Commonwealth v. Richardson

174 Pa. Super. 171 (1953)

Commonwealth
v.
Richardson, Appellant.

Superior Court of Pennsylvania.

Argued October 13, 1953. November 11, 1953.

Before RHODES, P.J., HIRT, RENO, ROSS and GUNTHER, JJ.

*172 Harry R. Back, with him Garfield W. Levy and Back & Levy, for appellants.

Samuel Dash, Assistant District Attorney, with him Michael von Moschzisker, First Assistant District Attorney and Richardson Dilworth, District Attorney, for appellee.

OPINION BY RENO, J., November 11, 1953:

These appeals were taken from three separate orders of the court below denying in part appellant's several petitions for the remission of forfeited recognizances, for opening of judgments entered thereon and for vacating executions.

Save for dates, names and other details the petitions are similar in form and substance. Appellant averred that he had entered bail in specified sums for the appearance in the court below of designated defendants to answer for various criminal prosecutions; that subsequently bills of indictment were found against the defendants; that the defendants failed to appear on the date set for trial and "the bond of your petitioner was ordered forfeited" for their non-appearance; that subsequently, on a day stated, judgment was entered upon the bond;[1] and that, because subsequently the defendant was apprehended, either by appellant *173 or through his efforts, he prayed for the remission of the forfeiture.

After hearings at which testimony was taken, Judge FLOOD entered the following generous orders: In the case of defendant Richardson (No. 207) the bail was $300 and the forfeiture was remitted to $200; Williams' (No. 208) bail was $300 and was remitted to $150; and Sheppard's (No. 209) bail of $500 was remitted to $250.

Briefly stated, appellant's contention is that the practice followed in Philadelphia in the forfeiture of bail bonds is erroneous in that forfeitures are entered in cases not listed for trial, cases in which defendants were not called for trial or that the sureties are not specifically notified of the date or place of the trial, and other practices alleged to be prejudicial to sureties.

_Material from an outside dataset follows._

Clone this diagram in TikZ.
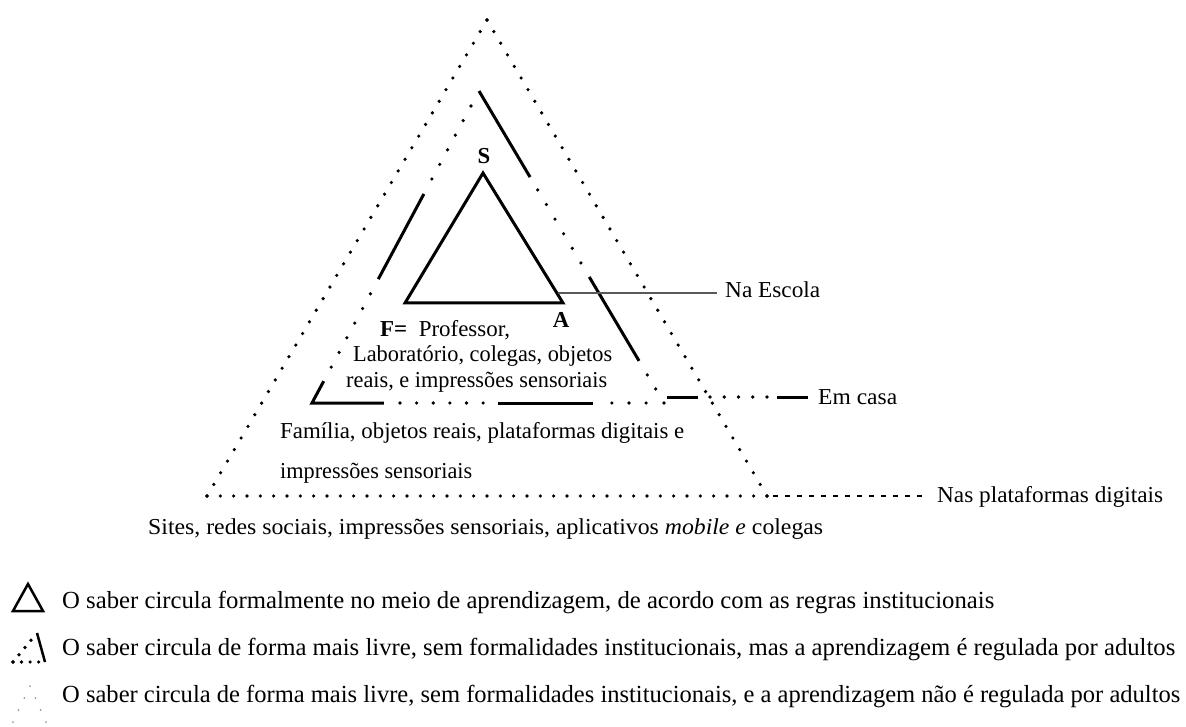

Obviously, the contention cannot be reviewed on these appeals. The cases are here on certiorari, Bross v. Com., 71 Pa. 262; Com. v. Flomenhaft, 3 Pa. Super. 566, and only the regularity of the records can be examined. The records before us completely demonstrate that the bail bonds were regularly and properly forfeited, Com. v. Basendorf, 153 Pa. 459, 25 A. 779, and appellant's own petitions to the court below averred facts explicitly showing the regularity of the proceedings. "In a suit upon a recognizance the entry of a forfeiture stands for proof of all the steps necessary to complete the forfeiture, upon the principle omnia praesumunter rite esse acta; hence it must be taken for verity that the defendant and his bail were duly called and did not appear or answer." (Emphasis added.) Com. v. Flomenhaft, supra, p. 569. Moreover, since appellant did not contest the validity of the judgments in his petitions for remission, he cannot raise that question for the first time on appeal.

Judgments affirmed.

NOTES

[1] In Philadelphia, the Court of Quarter Sessions possesses exclusive jurisdiction of forfeited recognizances, and they are therein prosecuted to final judgment. Act of April 22, 1846, P.L. 476, § 4, 17 P.S. § 503.